Can you write out every line from the start of the records below through the line containing "plt.rcParams['font.family'] = ['Liberation", leaving out any pictures?

— begin —

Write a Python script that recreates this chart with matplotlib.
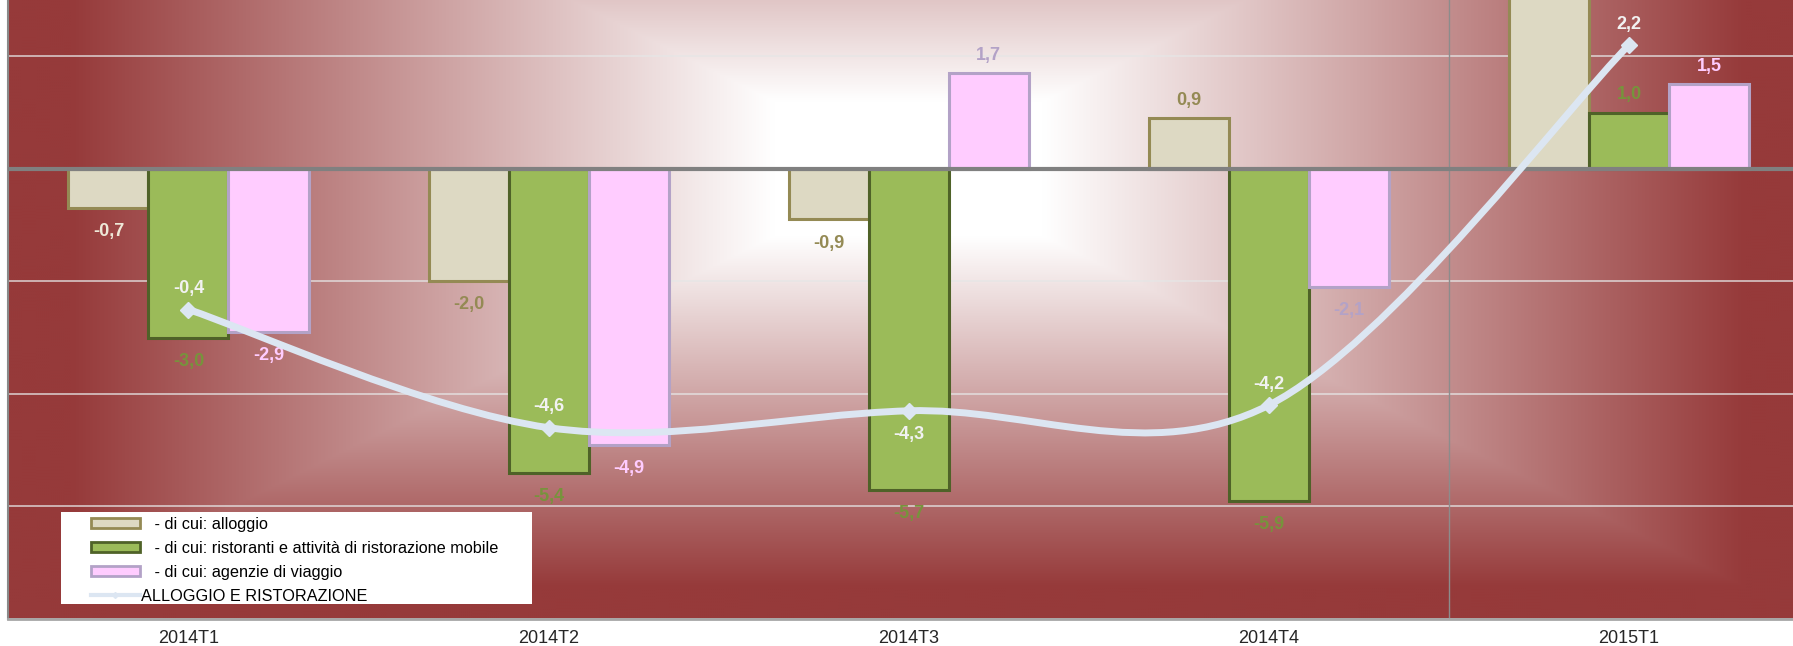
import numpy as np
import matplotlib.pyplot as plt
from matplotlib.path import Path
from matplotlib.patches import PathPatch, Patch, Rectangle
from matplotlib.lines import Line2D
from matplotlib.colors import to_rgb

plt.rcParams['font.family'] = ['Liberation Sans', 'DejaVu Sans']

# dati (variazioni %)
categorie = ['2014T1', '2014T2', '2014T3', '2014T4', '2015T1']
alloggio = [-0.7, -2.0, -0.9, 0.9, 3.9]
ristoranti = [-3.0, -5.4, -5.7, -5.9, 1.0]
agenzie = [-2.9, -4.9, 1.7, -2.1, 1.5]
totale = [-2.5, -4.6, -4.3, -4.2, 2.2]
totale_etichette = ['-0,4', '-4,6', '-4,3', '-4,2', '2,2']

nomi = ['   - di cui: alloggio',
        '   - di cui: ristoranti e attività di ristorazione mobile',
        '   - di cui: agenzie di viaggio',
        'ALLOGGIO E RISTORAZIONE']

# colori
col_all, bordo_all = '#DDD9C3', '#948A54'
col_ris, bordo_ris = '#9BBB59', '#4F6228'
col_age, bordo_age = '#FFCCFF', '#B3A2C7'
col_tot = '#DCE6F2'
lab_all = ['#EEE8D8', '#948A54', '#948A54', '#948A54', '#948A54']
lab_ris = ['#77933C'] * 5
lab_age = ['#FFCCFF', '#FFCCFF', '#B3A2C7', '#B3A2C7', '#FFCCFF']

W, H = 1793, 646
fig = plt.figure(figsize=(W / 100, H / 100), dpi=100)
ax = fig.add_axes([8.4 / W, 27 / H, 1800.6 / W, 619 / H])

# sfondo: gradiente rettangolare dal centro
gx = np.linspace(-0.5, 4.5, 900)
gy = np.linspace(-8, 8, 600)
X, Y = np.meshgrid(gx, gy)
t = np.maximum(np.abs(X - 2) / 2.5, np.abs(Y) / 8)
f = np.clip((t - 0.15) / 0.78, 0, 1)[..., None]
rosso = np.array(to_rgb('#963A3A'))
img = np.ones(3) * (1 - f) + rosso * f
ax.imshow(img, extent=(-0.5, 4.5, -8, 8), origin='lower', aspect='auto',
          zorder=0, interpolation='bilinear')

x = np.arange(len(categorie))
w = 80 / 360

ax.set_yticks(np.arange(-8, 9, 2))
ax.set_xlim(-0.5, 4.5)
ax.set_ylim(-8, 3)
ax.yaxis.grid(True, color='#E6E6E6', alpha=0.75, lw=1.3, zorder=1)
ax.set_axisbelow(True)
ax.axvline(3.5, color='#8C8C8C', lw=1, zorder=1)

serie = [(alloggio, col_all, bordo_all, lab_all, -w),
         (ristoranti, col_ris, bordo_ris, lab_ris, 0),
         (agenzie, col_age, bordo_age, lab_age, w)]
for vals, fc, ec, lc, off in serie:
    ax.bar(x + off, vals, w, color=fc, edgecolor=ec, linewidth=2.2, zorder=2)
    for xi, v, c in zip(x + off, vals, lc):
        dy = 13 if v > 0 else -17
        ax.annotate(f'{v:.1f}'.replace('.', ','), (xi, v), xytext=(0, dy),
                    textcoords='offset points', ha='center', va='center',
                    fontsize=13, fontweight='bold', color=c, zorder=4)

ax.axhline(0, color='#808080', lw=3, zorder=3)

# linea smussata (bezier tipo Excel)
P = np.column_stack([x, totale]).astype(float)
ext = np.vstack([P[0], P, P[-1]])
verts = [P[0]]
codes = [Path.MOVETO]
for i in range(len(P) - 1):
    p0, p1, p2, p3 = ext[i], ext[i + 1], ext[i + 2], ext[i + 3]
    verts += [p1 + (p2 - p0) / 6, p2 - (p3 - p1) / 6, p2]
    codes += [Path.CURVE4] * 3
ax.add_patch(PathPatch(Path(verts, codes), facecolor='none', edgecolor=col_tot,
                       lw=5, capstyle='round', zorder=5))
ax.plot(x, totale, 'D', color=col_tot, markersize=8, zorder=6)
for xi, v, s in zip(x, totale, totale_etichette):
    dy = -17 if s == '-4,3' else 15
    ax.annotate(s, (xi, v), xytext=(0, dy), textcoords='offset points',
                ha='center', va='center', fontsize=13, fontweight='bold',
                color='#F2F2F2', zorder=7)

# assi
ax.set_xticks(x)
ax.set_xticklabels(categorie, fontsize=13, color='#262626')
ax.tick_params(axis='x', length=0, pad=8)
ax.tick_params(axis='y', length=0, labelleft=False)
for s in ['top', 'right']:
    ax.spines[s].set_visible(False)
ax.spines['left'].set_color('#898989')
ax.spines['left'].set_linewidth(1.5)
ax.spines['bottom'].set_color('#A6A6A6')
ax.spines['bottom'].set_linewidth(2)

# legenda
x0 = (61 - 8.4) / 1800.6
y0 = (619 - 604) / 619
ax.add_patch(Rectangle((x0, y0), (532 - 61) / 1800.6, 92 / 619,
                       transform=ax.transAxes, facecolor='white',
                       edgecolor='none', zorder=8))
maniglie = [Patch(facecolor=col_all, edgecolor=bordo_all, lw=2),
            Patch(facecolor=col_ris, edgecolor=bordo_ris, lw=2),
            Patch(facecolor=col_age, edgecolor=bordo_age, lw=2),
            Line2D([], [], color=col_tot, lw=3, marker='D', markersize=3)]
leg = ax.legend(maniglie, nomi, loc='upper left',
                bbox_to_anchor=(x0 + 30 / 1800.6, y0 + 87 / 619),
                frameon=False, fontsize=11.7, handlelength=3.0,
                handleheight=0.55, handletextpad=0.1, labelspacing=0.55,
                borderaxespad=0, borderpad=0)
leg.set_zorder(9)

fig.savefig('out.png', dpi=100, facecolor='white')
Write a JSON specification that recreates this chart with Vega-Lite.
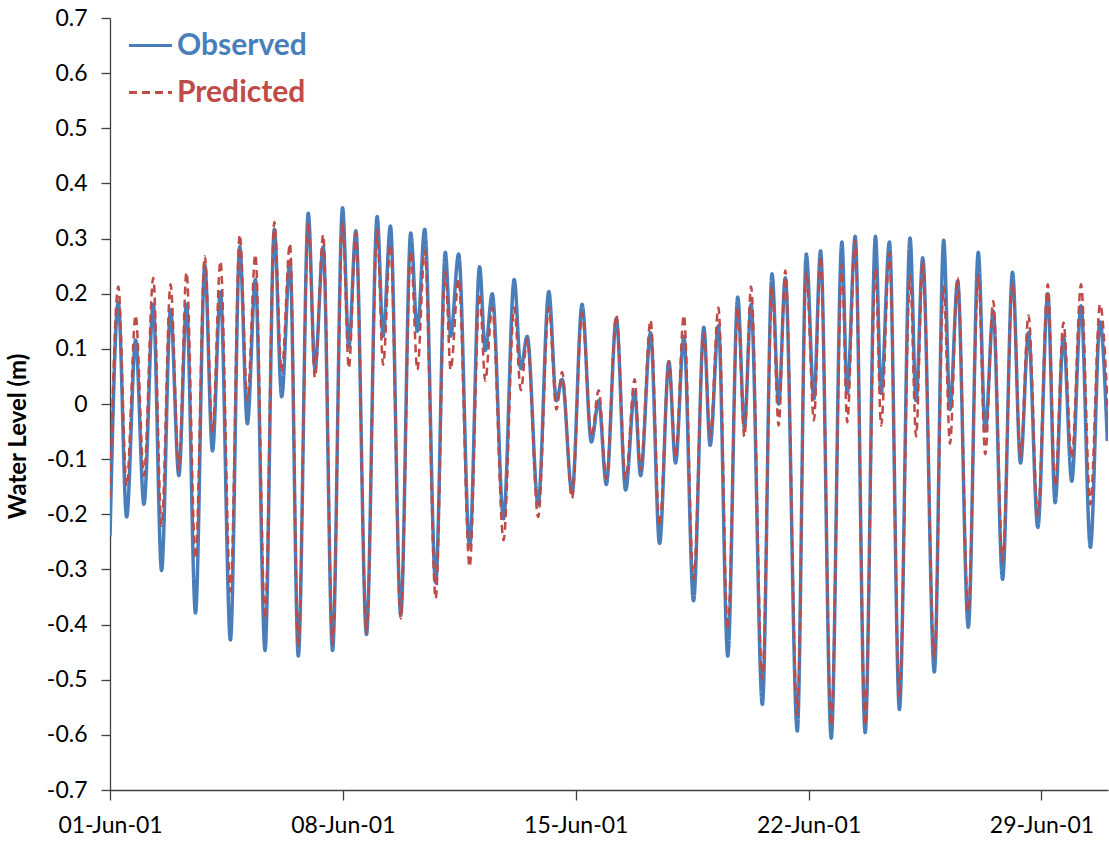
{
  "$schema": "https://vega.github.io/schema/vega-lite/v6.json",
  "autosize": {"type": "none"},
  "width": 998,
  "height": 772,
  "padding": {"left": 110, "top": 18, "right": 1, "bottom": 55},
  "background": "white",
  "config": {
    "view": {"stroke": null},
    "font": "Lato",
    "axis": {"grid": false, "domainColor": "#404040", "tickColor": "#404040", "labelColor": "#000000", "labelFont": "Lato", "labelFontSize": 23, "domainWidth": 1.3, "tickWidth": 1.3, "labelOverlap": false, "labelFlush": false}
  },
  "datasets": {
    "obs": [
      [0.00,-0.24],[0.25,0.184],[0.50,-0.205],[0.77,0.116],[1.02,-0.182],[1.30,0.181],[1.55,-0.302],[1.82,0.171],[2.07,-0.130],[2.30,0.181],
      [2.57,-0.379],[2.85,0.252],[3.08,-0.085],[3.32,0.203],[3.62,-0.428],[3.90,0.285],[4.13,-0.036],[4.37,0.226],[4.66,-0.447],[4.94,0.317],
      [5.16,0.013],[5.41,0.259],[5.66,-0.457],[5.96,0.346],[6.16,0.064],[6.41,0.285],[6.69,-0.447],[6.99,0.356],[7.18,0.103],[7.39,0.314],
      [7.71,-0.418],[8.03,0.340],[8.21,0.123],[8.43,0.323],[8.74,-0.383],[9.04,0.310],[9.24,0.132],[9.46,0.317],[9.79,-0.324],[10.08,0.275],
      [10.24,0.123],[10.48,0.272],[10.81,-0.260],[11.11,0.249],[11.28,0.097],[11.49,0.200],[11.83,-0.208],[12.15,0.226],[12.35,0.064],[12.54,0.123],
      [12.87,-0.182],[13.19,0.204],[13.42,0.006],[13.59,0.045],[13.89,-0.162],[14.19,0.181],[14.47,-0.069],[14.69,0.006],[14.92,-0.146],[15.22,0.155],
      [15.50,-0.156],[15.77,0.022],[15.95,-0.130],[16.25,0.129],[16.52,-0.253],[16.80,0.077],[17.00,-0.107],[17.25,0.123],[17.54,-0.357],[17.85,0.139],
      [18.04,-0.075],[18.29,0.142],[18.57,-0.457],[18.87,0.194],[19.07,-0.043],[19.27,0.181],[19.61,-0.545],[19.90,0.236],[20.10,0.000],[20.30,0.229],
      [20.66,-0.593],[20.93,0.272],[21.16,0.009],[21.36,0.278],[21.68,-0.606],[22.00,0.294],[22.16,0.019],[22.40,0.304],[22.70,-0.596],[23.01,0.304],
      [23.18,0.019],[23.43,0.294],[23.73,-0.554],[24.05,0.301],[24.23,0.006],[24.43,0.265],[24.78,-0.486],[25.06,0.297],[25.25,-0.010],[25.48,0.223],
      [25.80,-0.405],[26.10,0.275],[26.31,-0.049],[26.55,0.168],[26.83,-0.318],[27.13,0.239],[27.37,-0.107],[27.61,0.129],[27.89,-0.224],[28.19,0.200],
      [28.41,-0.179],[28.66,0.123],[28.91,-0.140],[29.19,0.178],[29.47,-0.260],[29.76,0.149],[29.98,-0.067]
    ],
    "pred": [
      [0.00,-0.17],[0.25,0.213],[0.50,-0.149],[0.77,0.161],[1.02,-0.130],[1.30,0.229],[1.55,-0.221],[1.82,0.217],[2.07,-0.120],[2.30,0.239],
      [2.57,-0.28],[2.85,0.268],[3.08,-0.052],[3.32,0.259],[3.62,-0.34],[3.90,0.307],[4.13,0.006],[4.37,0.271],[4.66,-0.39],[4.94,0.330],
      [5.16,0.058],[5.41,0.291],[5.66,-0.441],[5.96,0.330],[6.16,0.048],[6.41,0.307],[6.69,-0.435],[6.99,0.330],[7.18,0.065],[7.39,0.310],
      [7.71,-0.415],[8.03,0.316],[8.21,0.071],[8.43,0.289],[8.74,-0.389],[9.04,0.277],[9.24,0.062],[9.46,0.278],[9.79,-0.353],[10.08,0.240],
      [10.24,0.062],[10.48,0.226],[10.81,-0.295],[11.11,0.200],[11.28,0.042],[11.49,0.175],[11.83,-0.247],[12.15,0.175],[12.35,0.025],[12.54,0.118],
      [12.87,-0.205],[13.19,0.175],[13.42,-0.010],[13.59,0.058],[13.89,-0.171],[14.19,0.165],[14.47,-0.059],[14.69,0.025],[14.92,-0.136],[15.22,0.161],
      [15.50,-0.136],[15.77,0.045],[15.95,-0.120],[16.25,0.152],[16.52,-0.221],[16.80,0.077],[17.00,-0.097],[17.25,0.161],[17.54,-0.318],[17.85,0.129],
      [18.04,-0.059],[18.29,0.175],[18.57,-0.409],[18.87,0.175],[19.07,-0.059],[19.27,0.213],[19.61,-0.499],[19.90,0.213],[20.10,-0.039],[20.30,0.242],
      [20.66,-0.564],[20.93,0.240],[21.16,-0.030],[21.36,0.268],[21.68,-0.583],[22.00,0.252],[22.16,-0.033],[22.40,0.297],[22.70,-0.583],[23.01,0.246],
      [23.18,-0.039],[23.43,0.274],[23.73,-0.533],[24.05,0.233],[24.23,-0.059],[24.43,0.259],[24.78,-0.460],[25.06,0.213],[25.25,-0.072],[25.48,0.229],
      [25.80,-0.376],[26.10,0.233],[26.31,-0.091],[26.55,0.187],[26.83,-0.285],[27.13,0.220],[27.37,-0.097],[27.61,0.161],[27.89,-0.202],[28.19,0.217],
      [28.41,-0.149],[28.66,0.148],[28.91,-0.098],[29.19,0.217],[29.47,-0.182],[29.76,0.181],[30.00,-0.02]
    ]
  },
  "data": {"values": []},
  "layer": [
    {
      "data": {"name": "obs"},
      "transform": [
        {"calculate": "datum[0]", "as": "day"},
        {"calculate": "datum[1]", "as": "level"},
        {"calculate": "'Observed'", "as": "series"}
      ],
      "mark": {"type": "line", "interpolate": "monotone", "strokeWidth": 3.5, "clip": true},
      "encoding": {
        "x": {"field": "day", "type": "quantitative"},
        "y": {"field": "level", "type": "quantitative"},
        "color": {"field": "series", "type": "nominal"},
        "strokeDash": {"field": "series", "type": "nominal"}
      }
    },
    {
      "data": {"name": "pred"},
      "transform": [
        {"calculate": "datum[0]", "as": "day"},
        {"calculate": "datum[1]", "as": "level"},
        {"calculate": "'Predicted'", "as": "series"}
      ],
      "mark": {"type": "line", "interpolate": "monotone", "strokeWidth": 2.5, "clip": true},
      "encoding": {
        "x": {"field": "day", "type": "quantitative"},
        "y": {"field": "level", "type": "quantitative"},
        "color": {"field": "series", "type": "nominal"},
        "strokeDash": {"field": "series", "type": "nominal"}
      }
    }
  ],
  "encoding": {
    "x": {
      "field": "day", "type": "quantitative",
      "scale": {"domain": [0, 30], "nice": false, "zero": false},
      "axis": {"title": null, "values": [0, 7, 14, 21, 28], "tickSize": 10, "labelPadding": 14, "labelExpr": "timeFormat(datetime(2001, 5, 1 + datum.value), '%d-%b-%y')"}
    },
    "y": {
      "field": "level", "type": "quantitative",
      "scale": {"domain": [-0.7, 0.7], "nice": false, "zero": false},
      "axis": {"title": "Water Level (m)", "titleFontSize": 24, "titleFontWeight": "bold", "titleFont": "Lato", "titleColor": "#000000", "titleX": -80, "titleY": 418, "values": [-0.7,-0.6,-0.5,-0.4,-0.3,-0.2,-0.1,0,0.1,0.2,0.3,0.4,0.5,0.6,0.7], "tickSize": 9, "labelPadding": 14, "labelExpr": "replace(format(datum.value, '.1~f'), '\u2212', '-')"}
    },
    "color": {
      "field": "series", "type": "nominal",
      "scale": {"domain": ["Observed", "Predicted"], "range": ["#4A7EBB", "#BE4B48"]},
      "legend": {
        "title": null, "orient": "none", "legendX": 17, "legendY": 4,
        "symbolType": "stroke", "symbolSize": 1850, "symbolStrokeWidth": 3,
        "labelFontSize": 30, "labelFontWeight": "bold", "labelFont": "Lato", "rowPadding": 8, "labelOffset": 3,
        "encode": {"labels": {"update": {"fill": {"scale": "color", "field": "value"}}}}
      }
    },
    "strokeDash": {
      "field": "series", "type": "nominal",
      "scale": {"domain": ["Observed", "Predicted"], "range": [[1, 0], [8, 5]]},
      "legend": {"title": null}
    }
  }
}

— end —

* [Output of the task]:
Write a Python script that recreates this chart with matplotlib.
import numpy as np
import matplotlib.pyplot as plt
from matplotlib.path import Path
from matplotlib.patches import PathPatch, Patch, Rectangle
from matplotlib.lines import Line2D
from matplotlib.colors import to_rgb

plt.rcParams['font.family'] = ['Liberation Sans', 'DejaVu Sans']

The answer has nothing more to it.